How do you pack 80 years of financial history into 15 minutes? That was the tall order given to Rutgers University law professor Arthur Laby at TD Ameritrade’s 2013 Fiduciary Leadership Summit in Palm Beach, Fla., on Thursday.
The short oral history was billed as a way to set the stage for many of the fiduciary-related issues that would be discussed that afternoon.
Laby began by noting recent lawsuits brought by the Financial Planning Association and the Business Roundtable relating to the SEC’s attempt to grant the brokerage industry fiduciary status “greatly influenced the debate.”
He added that broker-dealers originally were just that; “brokers acted as agents for the client, while dealers acted as principals with the clients.” They were subject to the Securities Exchange Act of 1934 under a separate SRO framework.
Investment advisors did not (and do not) not have an SRO framework and are regulated under the Investment Advisers Act of 1940.
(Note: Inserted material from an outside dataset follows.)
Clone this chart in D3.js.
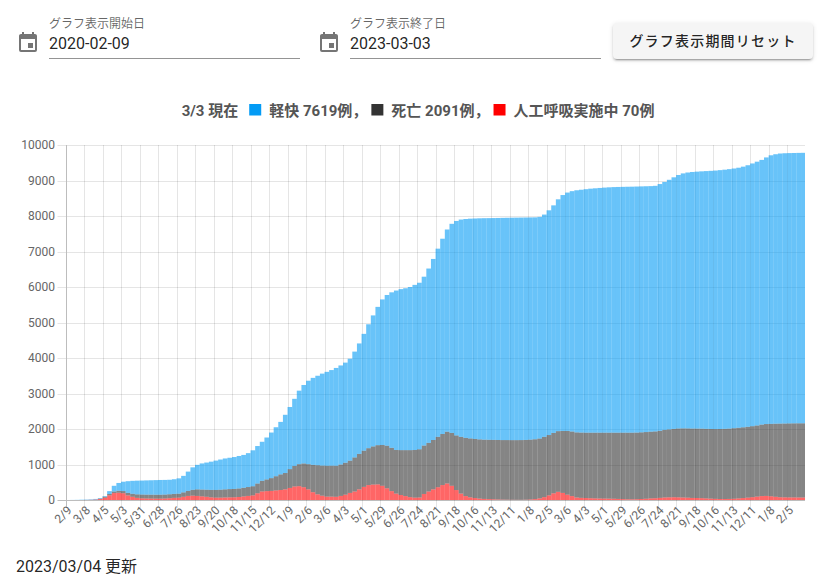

As long as any advice broker-dealers offered was “incidental,” and they did not collect “special compensation,” they were not subject to regulation under the Investment Adviser Act.
“It worked pretty well for quite some time,” Laby explained. “Then life got difficult in 1975. Until that time, commissions were fixed, almost like public utilities, but Congress eliminated fixed commissions.”
It was around this time that broker-dealers began to market themselves as advisors.